━━━━━ RECORDS TO PROCESS
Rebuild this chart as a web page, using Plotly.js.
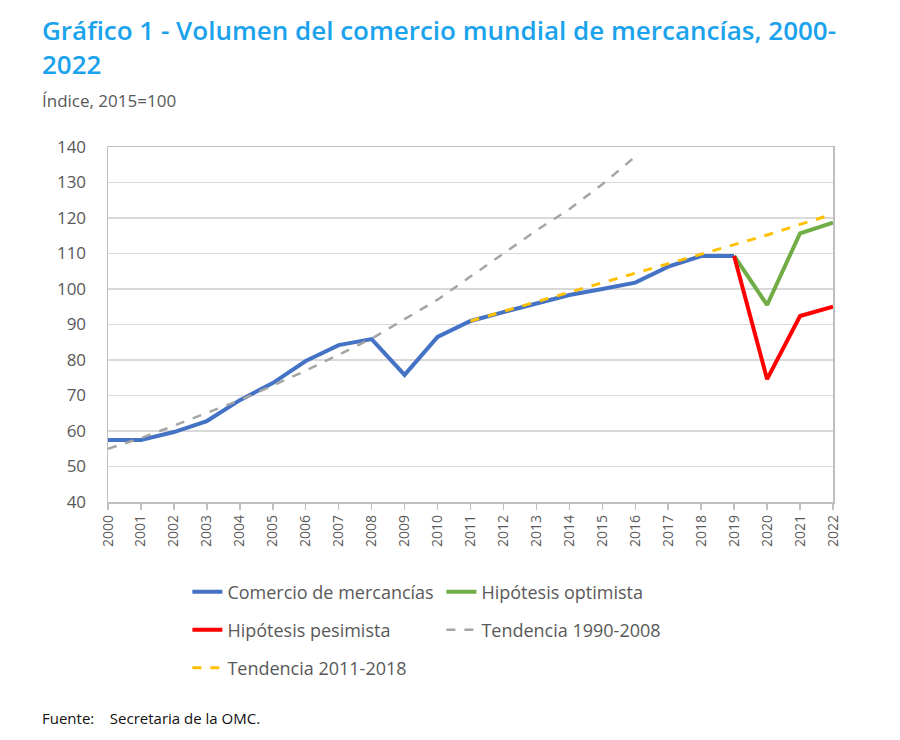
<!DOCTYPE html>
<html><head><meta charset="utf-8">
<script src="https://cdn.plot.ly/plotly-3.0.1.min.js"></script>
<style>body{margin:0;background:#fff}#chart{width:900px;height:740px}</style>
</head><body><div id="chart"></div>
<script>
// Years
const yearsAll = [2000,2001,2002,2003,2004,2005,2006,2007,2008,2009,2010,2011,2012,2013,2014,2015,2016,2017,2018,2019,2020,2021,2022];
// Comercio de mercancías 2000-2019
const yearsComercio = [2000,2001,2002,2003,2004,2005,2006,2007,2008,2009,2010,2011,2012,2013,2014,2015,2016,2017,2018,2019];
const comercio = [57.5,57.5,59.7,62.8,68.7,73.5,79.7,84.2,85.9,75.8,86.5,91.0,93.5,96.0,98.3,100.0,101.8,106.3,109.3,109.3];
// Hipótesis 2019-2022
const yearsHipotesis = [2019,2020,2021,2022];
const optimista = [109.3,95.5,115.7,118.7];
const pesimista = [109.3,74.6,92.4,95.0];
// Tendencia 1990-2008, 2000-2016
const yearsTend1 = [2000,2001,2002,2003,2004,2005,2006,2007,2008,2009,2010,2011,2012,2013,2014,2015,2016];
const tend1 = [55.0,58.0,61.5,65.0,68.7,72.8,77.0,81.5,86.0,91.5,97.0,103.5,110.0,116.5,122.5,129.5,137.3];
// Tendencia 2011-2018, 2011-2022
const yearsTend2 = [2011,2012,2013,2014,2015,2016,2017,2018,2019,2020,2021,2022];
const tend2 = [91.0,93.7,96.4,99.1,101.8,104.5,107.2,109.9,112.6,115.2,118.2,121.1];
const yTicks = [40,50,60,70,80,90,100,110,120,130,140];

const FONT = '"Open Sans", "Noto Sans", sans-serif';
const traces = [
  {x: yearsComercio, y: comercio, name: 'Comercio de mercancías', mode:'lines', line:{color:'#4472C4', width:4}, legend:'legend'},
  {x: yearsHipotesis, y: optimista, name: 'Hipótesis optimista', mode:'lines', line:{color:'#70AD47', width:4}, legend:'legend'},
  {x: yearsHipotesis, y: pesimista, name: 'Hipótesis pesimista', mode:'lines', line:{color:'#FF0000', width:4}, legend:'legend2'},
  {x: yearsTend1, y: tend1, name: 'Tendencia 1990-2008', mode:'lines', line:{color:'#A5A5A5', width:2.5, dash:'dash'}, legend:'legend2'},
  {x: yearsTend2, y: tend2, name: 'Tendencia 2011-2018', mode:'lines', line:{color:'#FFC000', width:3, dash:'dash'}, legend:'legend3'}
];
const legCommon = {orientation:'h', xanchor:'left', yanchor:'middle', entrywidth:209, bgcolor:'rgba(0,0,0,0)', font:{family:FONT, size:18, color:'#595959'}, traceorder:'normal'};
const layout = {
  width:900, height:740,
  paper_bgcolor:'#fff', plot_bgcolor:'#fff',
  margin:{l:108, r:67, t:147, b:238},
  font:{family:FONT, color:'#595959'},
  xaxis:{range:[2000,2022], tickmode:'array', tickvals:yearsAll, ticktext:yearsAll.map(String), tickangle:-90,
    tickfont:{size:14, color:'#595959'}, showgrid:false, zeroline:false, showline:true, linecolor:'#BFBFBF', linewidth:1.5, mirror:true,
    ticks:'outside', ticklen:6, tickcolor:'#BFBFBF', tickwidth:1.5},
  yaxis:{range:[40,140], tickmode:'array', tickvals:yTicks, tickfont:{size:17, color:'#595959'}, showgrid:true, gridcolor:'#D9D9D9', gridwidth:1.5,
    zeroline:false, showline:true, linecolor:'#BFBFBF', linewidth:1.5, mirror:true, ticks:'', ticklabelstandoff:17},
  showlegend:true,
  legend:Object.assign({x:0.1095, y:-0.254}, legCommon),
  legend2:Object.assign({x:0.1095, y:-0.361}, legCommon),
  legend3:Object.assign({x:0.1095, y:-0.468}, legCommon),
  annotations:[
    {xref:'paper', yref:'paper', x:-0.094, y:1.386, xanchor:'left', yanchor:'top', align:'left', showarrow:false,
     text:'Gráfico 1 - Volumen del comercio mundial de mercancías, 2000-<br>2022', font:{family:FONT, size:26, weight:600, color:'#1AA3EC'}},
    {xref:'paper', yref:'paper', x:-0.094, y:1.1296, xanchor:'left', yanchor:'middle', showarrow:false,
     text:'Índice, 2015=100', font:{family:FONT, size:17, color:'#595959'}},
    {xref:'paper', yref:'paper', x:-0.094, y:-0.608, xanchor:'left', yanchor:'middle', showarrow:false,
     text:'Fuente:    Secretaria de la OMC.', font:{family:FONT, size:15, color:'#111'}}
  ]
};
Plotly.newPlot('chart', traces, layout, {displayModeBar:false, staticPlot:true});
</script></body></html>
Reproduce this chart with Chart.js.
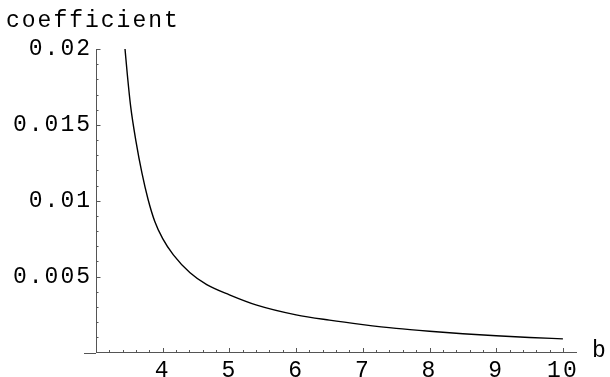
━━━━━━━━━━
WHAT YOU ARE ASKED TO DO —
Reproduce the full listing above verbatim, with no pictures included.

RESPONSE TO THE EXERCISE —
Rebuild this chart as a web page, using Plotly.js.
<!DOCTYPE html>
<html><head><meta charset="utf-8">
<script src="https://cdn.plot.ly/plotly-3.0.1.min.js"></script>
<style>body{margin:0;background:#fff}#chart{width:900px;height:740px}</style>
</head><body><div id="chart"></div>
<script>
// Years
const yearsAll = [2000,2001,2002,2003,2004,2005,2006,2007,2008,2009,2010,2011,2012,2013,2014,2015,2016,2017,2018,2019,2020,2021,2022];
// Comercio de mercancías 2000-2019
const yearsComercio = [2000,2001,2002,2003,2004,2005,2006,2007,2008,2009,2010,2011,2012,2013,2014,2015,2016,2017,2018,2019];
const comercio = [57.5,57.5,59.7,62.8,68.7,73.5,79.7,84.2,85.9,75.8,86.5,91.0,93.5,96.0,98.3,100.0,101.8,106.3,109.3,109.3];
// Hipótesis 2019-2022
const yearsHipotesis = [2019,2020,2021,2022];
const optimista = [109.3,95.5,115.7,118.7];
const pesimista = [109.3,74.6,92.4,95.0];
// Tendencia 1990-2008, 2000-2016
const yearsTend1 = [2000,2001,2002,2003,2004,2005,2006,2007,2008,2009,2010,2011,2012,2013,2014,2015,2016];
const tend1 = [55.0,58.0,61.5,65.0,68.7,72.8,77.0,81.5,86.0,91.5,97.0,103.5,110.0,116.5,122.5,129.5,137.3];
// Tendencia 2011-2018, 2011-2022
const yearsTend2 = [2011,2012,2013,2014,2015,2016,2017,2018,2019,2020,2021,2022];
const tend2 = [91.0,93.7,96.4,99.1,101.8,104.5,107.2,109.9,112.6,115.2,118.2,121.1];
const yTicks = [40,50,60,70,80,90,100,110,120,130,140];

const FONT = '"Open Sans", "Noto Sans", sans-serif';
const traces = [
  {x: yearsComercio, y: comercio, name: 'Comercio de mercancías', mode:'lines', line:{color:'#4472C4', width:4}, legend:'legend'},
  {x: yearsHipotesis, y: optimista, name: 'Hipótesis optimista', mode:'lines', line:{color:'#70AD47', width:4}, legend:'legend'},
  {x: yearsHipotesis, y: pesimista, name: 'Hipótesis pesimista', mode:'lines', line:{color:'#FF0000', width:4}, legend:'legend2'},
  {x: yearsTend1, y: tend1, name: 'Tendencia 1990-2008', mode:'lines', line:{color:'#A5A5A5', width:2.5, dash:'dash'}, legend:'legend2'},
  {x: yearsTend2, y: tend2, name: 'Tendencia 2011-2018', mode:'lines', line:{color:'#FFC000', width:3, dash:'dash'}, legend:'legend3'}
];
const legCommon = {orientation:'h', xanchor:'left', yanchor:'middle', entrywidth:209, bgcolor:'rgba(0,0,0,0)', font:{family:FONT, size:18, color:'#595959'}, traceorder:'normal'};
const layout = {
  width:900, height:740,
  paper_bgcolor:'#fff', plot_bgcolor:'#fff',
  margin:{l:108, r:67, t:147, b:238},
  font:{family:FONT, color:'#595959'},
  xaxis:{range:[2000,2022], tickmode:'array', tickvals:yearsAll, ticktext:yearsAll.map(String), tickangle:-90,
    tickfont:{size:14, color:'#595959'}, showgrid:false, zeroline:false, showline:true, linecolor:'#BFBFBF', linewidth:1.5, mirror:true,
    ticks:'outside', ticklen:6, tickcolor:'#BFBFBF', tickwidth:1.5},
  yaxis:{range:[40,140], tickmode:'array', tickvals:yTicks, tickfont:{size:17, color:'#595959'}, showgrid:true, gridcolor:'#D9D9D9', gridwidth:1.5,
    zeroline:false, showline:true, linecolor:'#BFBFBF', linewidth:1.5, mirror:true, ticks:'', ticklabelstandoff:17},
  showlegend:true,
  legend:Object.assign({x:0.1095, y:-0.254}, legCommon),
  legend2:Object.assign({x:0.1095, y:-0.361}, legCommon),
  legend3:Object.assign({x:0.1095, y:-0.468}, legCommon),
  annotations:[
    {xref:'paper', yref:'paper', x:-0.094, y:1.386, xanchor:'left', yanchor:'top', align:'left', showarrow:false,
     text:'Gráfico 1 - Volumen del comercio mundial de mercancías, 2000-<br>2022', font:{family:FONT, size:26, weight:600, color:'#1AA3EC'}},
    {xref:'paper', yref:'paper', x:-0.094, y:1.1296, xanchor:'left', yanchor:'middle', showarrow:false,
     text:'Índice, 2015=100', font:{family:FONT, size:17, color:'#595959'}},
    {xref:'paper', yref:'paper', x:-0.094, y:-0.608, xanchor:'left', yanchor:'middle', showarrow:false,
     text:'Fuente:    Secretaria de la OMC.', font:{family:FONT, size:15, color:'#111'}}
  ]
};
Plotly.newPlot('chart', traces, layout, {displayModeBar:false, staticPlot:true});
</script></body></html>
Reproduce this chart with Chart.js.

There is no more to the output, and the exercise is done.